On ‘Tauvernier Street,’ tales of people finding their way

November 29, 2010|Joseph Peschel

Jay Atkinson’s new collection of short stories, “Tauvernier Street,’’ is full of tales of ordinary small-town New England folks: A few rise above their humble beginnings, but most struggle in, if not the downtroddeddom of Robert Stone characters, then lower-middle-classdom. Some are bakers, cops, or paint-store employees; other are butchers, ex-cons, or weary academicians. Whether they’re alcoholics, addicts, or recently divorced, they struggle to live their lives. They know their plight; they “wonder what the poor people are doing,’’ but even the younger characters know they are the poor people.

Aside from three of them, the stories by Atkinson, who teaches journalism at Boston University, depict small-town neighborhood life in the 1960s and in more recent decades.
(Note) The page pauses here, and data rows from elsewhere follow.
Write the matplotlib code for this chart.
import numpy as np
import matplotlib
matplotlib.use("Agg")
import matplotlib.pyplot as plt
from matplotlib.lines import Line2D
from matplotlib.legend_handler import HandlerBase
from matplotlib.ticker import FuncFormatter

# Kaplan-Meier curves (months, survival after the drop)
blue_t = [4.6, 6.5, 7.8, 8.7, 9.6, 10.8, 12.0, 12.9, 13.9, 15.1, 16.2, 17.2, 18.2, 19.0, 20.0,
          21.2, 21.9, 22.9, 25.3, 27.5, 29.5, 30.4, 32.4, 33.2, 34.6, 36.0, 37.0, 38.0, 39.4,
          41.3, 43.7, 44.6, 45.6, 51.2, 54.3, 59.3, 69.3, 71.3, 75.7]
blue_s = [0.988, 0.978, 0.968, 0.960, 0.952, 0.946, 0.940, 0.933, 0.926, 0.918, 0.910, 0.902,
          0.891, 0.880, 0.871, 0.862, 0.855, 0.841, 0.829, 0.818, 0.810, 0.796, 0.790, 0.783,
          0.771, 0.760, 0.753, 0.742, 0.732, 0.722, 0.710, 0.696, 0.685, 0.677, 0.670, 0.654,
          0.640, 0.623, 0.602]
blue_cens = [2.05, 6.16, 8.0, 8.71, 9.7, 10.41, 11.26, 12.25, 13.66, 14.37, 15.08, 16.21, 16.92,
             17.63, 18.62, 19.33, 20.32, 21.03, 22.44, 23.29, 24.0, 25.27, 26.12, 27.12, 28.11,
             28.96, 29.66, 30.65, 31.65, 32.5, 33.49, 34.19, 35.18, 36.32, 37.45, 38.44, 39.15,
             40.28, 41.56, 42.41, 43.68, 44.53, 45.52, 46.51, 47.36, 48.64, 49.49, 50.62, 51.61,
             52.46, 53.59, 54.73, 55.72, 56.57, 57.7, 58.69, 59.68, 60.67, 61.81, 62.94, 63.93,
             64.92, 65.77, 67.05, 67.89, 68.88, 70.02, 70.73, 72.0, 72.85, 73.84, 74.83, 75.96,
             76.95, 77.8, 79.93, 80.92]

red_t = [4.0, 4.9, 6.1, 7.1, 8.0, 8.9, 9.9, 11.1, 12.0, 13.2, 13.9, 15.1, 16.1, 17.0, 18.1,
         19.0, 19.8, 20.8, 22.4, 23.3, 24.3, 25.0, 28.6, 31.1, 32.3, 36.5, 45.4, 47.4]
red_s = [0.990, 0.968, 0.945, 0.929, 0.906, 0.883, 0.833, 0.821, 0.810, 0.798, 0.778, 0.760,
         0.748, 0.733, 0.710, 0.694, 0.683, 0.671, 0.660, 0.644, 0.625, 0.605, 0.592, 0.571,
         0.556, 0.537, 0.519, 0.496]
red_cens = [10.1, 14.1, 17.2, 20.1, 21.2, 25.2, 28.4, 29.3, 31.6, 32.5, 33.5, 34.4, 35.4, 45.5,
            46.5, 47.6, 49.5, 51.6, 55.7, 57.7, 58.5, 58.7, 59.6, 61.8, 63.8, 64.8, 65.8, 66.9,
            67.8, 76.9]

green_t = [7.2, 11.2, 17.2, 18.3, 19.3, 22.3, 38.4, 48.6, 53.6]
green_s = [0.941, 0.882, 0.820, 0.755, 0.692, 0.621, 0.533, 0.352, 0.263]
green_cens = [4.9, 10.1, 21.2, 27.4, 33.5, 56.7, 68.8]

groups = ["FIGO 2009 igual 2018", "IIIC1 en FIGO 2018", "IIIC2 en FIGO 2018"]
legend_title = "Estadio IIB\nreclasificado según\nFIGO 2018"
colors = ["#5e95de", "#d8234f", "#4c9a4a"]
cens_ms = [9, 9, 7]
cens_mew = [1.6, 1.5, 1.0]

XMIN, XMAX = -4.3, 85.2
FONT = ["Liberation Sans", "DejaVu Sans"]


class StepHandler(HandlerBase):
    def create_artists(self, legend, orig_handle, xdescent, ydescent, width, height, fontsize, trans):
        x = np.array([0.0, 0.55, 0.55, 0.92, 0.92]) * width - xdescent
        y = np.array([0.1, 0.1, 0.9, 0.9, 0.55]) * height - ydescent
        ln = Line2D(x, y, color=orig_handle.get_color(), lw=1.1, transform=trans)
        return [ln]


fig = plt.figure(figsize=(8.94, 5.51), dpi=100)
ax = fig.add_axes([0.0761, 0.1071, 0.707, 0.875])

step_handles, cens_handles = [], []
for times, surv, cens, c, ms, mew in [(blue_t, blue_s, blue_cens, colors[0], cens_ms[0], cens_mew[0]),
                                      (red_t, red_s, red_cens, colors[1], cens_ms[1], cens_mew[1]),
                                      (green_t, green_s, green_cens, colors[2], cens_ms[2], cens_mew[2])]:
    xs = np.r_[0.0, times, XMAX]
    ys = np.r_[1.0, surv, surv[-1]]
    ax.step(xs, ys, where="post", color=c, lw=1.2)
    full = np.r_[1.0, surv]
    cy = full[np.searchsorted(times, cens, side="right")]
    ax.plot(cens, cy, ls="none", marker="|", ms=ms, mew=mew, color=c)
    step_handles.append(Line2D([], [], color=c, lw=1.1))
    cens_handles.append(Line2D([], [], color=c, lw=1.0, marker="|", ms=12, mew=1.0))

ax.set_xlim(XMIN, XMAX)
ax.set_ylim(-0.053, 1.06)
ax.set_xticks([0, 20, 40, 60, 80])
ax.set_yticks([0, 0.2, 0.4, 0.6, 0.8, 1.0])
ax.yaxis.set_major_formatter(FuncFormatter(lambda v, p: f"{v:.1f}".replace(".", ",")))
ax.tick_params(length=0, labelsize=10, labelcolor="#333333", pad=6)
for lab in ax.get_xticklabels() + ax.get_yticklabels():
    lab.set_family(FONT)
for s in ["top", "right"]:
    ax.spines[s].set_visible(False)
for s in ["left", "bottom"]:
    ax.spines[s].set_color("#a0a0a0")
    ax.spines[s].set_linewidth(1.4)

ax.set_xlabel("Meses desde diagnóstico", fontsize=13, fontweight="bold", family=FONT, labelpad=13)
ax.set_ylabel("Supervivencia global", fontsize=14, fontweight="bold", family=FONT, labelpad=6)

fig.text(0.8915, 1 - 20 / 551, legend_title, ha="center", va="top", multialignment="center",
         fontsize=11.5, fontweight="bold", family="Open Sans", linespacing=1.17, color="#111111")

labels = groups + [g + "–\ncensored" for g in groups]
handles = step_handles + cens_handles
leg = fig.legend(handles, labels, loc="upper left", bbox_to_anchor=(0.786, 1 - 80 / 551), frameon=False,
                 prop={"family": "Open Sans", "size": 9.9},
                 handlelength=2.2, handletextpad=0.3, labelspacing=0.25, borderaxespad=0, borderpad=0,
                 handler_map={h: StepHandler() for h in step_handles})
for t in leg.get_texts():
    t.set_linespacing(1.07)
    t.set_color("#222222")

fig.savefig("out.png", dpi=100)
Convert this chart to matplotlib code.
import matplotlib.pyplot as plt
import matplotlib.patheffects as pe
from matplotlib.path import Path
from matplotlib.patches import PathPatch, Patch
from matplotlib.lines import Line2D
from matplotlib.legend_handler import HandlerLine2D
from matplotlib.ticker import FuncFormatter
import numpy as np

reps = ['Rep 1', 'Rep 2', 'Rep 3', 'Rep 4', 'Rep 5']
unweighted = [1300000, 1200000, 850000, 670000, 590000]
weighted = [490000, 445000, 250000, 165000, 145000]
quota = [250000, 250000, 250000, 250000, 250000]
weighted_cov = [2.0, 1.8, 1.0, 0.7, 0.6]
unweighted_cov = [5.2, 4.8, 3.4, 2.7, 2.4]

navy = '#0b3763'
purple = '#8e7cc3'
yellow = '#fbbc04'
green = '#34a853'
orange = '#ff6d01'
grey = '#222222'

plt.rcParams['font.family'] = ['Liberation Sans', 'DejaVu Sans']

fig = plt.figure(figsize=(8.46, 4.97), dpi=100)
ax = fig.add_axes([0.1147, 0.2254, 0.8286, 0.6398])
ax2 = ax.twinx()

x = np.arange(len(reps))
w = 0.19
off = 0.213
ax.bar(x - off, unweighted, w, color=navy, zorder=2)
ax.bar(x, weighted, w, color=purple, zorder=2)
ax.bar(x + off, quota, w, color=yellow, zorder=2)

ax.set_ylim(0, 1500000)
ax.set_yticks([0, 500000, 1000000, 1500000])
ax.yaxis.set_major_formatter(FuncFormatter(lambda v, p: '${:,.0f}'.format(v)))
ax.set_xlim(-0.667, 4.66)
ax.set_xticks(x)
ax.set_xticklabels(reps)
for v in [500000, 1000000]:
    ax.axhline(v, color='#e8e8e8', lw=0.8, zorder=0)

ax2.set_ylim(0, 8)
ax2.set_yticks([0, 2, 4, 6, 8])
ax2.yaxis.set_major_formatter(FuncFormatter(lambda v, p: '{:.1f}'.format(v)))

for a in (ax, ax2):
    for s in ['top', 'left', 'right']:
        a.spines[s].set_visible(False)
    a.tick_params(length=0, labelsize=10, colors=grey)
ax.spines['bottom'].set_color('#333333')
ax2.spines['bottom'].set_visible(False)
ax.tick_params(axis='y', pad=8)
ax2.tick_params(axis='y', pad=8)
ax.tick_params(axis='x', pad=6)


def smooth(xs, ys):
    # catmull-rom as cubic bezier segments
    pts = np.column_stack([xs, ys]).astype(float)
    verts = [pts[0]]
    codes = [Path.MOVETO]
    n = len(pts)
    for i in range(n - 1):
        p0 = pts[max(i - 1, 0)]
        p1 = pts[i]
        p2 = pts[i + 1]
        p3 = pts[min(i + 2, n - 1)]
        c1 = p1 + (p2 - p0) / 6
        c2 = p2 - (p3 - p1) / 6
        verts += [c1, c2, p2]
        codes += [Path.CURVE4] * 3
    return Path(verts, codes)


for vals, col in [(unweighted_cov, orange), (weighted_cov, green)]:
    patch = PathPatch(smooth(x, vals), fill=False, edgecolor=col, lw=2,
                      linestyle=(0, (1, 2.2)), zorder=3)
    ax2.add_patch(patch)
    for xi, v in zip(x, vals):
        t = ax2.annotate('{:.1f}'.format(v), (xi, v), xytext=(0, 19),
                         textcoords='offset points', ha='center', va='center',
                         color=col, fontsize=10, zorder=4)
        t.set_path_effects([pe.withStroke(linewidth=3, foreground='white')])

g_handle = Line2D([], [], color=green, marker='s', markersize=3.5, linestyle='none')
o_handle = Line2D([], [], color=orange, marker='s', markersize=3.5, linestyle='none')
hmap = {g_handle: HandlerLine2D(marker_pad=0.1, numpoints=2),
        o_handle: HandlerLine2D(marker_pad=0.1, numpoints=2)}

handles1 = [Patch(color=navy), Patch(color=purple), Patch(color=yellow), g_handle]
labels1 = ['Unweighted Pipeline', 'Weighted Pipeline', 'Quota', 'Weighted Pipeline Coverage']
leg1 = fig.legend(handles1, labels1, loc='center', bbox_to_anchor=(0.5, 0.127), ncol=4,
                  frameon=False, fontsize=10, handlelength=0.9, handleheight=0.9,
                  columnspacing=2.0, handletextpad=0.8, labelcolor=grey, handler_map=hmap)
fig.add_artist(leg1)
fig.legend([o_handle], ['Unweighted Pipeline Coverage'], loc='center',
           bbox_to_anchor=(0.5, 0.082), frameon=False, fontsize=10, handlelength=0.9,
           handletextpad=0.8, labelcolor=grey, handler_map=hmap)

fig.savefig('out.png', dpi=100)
And you get the feeling, even when you’re not explicitly told so, that many of the characters grew up on Tauvernier or a street very much like it and that there’s really very little chance of truly breaking away.

In “The God of This World,’’ Bob Halloran, a “kid from Tauvernier Street’’ has risen up from heaps of the old neighborhood. Now, in post-9/11 America, he owns a development company. His plan to retire at 50 ends after a brief, but everlasting encounter with a Palestinian bomber at the local hardware store and results in a meditation on religion, politics, and fate.
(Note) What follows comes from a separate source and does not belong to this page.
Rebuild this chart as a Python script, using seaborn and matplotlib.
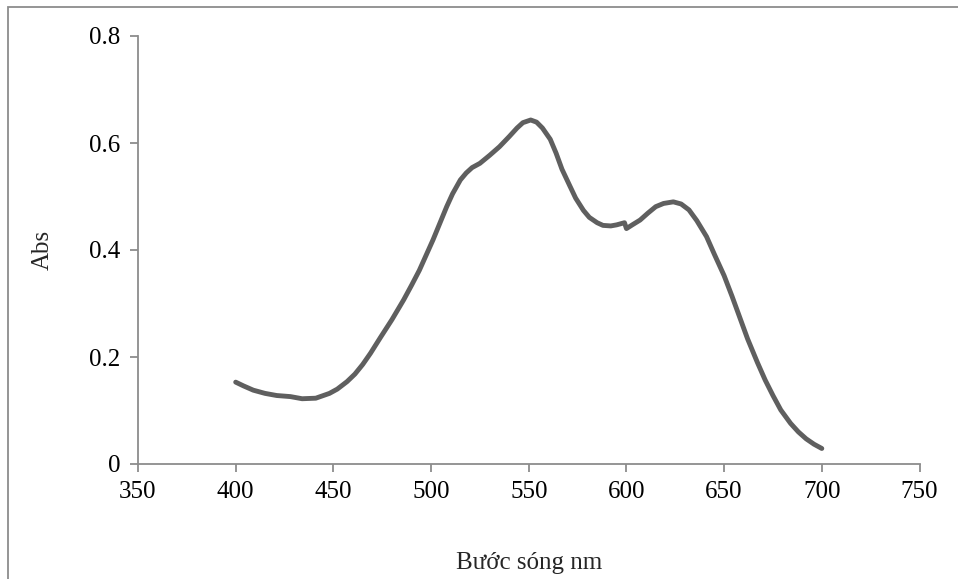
import seaborn as sns
import pandas as pd
import matplotlib.pyplot as plt
from matplotlib.patches import Rectangle
from matplotlib.ticker import FuncFormatter

# values
wavelength = [400, 404, 409, 415, 421, 428, 434, 441, 448, 452, 457, 461, 465, 469, 474,
              480, 486, 490, 494, 501, 508, 511, 515, 518, 521, 525, 530, 535, 540, 544,
              547, 551, 554, 557, 561, 564, 567, 571, 574, 578, 581, 585, 588, 592, 595,
              599, 600, 603, 607, 611, 615, 619, 624, 628, 632, 636, 641, 645, 650, 654,
              658, 662, 667, 671, 675, 679, 684, 688, 692, 696, 700]
absorb = [0.153, 0.146, 0.138, 0.132, 0.128, 0.126, 0.122, 0.123, 0.132, 0.140, 0.154, 0.168,
          0.186, 0.207, 0.236, 0.270, 0.307, 0.334, 0.362, 0.419, 0.481, 0.505, 0.531, 0.544,
          0.554, 0.562, 0.577, 0.593, 0.612, 0.628, 0.638, 0.643, 0.639, 0.628, 0.607, 0.581,
          0.551, 0.520, 0.497, 0.474, 0.461, 0.451, 0.446, 0.445, 0.447, 0.451, 0.440, 0.447,
          0.456, 0.469, 0.481, 0.487, 0.490, 0.486, 0.475, 0.455, 0.425, 0.392, 0.352, 0.314,
          0.274, 0.234, 0.190, 0.157, 0.128, 0.101, 0.076, 0.060, 0.047, 0.037, 0.029]

df = pd.DataFrame({"Bước sóng nm": wavelength, "Abs": absorb})

sns.set_theme(style="white")
plt.rcParams['font.family'] = ['Liberation Serif', 'DejaVu Serif']

fig = plt.figure(figsize=(9.58, 5.79), dpi=100)
ax = fig.add_axes([138/958, 1-464/579, (919.5-138)/958, (464-36)/579])

sns.lineplot(data=df, x="Bước sóng nm", y="Abs", ax=ax, sort=False,
             color="#5f5f5f", linewidth=3.5, solid_joinstyle="round", solid_capstyle="round")

ax.set_xlim(350, 750)
ax.set_ylim(0, 0.8)
ax.set_xticks([350, 400, 450, 500, 550, 600, 650, 700, 750])
ax.set_yticks([0, 0.2, 0.4, 0.6, 0.8])
ax.yaxis.set_major_formatter(FuncFormatter(lambda v, p: "0" if v == 0 else f"{v:.1f}"))

gray = "#8c8c8c"
for s in ["top", "right"]:
    ax.spines[s].set_visible(False)
for s in ["left", "bottom"]:
    ax.spines[s].set_color(gray)
    ax.spines[s].set_linewidth(1.3)
ax.tick_params(axis="both", which="major", direction="out", length=5.5, width=1.3,
               color=gray, labelsize=18, labelcolor="black", pad=7,
               bottom=True, left=True)

ax.set_xlabel("Bước sóng nm", fontsize=18, labelpad=35)
ax.set_ylabel("Abs", fontsize=18, labelpad=26)

# outer chart border
fig.patches.append(Rectangle((8/958, -0.05), 1.2, 1.05 - 7/579, transform=fig.transFigure,
                             fill=False, edgecolor=gray, linewidth=1.3))

plt.savefig("out.png", dpi=100)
The best stories, though, are nostalgic portrayals of neighborhoods like Tauvernier Street in the mythically simpler days when Yaz patrolled Fenway’s left field.
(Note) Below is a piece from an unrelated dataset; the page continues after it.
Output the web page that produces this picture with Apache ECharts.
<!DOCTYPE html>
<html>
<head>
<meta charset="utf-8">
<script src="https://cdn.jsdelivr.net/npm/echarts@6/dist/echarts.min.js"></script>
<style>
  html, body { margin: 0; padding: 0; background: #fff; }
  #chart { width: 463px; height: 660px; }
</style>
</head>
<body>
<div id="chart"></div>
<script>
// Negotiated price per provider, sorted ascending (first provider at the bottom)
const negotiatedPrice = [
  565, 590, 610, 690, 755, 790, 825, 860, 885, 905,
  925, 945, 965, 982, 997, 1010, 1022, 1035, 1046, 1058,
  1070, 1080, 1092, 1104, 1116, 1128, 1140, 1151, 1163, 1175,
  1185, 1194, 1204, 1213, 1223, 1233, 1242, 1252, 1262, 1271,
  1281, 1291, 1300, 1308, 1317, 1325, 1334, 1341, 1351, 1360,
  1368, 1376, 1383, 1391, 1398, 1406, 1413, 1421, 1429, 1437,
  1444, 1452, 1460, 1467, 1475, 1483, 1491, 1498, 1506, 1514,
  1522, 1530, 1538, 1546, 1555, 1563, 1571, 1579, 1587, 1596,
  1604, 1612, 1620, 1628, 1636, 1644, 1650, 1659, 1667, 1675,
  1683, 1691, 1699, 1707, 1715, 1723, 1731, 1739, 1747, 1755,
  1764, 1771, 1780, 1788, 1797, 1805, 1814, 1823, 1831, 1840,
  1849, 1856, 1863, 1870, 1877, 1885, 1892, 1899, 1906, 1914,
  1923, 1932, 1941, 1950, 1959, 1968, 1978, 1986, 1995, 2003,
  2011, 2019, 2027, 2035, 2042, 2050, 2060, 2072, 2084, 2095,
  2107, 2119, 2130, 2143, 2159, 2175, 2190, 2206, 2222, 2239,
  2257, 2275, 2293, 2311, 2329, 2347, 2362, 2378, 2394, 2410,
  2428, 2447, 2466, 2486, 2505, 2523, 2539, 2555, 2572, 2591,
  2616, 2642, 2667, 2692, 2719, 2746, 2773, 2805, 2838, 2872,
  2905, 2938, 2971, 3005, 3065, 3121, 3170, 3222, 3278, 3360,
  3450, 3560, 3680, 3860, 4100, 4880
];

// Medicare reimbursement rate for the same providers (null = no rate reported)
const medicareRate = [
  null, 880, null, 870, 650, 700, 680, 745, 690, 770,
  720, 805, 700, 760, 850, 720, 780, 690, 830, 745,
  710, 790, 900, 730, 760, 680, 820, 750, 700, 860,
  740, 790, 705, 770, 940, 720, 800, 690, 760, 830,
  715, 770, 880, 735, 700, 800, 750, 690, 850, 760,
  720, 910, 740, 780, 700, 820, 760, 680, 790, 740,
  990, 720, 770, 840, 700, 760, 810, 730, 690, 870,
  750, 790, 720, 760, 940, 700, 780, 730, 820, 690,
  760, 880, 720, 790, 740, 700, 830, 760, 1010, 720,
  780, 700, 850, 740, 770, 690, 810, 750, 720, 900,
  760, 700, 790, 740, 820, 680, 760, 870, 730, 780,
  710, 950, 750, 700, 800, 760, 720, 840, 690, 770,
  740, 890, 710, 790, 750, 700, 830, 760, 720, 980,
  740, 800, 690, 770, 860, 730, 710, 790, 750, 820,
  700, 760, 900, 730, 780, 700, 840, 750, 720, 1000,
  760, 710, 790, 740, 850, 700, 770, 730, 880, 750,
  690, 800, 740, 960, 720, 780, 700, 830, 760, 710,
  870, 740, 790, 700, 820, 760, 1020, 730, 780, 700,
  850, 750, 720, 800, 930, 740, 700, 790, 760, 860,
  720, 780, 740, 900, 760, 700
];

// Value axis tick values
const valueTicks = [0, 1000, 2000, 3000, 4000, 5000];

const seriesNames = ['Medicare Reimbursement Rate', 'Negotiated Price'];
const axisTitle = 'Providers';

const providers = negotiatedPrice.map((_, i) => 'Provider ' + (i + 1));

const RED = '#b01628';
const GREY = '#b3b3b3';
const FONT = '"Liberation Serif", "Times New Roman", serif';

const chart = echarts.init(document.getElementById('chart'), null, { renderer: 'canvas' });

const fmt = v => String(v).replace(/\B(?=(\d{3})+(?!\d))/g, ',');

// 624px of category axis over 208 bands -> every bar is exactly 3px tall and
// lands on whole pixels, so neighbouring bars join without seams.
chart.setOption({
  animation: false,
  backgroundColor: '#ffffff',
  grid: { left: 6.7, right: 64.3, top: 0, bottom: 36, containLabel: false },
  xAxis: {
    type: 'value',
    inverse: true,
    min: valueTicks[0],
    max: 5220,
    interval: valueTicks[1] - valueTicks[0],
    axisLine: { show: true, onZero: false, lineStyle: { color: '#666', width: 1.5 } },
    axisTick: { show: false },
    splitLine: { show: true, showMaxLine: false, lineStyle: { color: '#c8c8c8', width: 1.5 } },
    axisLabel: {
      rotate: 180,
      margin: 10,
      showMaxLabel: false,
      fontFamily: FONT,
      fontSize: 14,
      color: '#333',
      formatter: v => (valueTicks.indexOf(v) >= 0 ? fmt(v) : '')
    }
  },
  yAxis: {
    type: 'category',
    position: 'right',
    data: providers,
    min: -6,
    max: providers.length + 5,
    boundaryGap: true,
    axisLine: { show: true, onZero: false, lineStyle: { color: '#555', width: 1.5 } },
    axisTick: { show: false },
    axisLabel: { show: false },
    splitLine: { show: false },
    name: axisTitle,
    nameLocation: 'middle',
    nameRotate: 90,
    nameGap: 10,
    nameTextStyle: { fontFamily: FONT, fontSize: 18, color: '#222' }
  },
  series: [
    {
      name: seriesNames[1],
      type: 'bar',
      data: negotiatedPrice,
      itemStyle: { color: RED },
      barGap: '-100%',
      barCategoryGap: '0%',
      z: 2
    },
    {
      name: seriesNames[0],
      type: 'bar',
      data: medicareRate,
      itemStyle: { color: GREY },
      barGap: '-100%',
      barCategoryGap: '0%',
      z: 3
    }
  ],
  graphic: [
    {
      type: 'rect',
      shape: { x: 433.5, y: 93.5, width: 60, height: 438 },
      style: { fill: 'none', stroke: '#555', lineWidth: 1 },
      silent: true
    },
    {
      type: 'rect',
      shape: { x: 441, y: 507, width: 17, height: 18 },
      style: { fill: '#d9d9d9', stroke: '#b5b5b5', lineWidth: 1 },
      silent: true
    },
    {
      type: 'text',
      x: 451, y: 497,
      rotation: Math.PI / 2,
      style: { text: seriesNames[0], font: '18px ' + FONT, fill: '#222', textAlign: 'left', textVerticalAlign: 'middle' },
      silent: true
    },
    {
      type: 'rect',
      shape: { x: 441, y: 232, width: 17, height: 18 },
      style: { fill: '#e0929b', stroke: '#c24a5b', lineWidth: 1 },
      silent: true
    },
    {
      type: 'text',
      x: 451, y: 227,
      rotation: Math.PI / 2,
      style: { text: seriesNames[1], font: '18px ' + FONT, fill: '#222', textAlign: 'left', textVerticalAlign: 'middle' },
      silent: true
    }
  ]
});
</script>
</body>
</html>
In the compassionate coming-of-age story “The Tex Cameron Show,’’ the narrator reminisces about his life as a 10-year-old who gets a robust dose of disappointment when he discovers his cowboy hero is not only just an actor, but also “a horse’s ass.’’ The 12-year old in “Two Mississippi’s’’ grows up in an ethnically changing area, where his father struggles to keep his butcher shop going, as “old shops and markets were being boarded up, and the people who were moving into the neighborhood ate mostly rice and beans.’’

Tauvernier’s residents aren’t just kids and their parents. Old Max Talbot’s unloving wife, Eleanor, waits for “the old buzzard’’ to die of cancer as he stares out at the Street.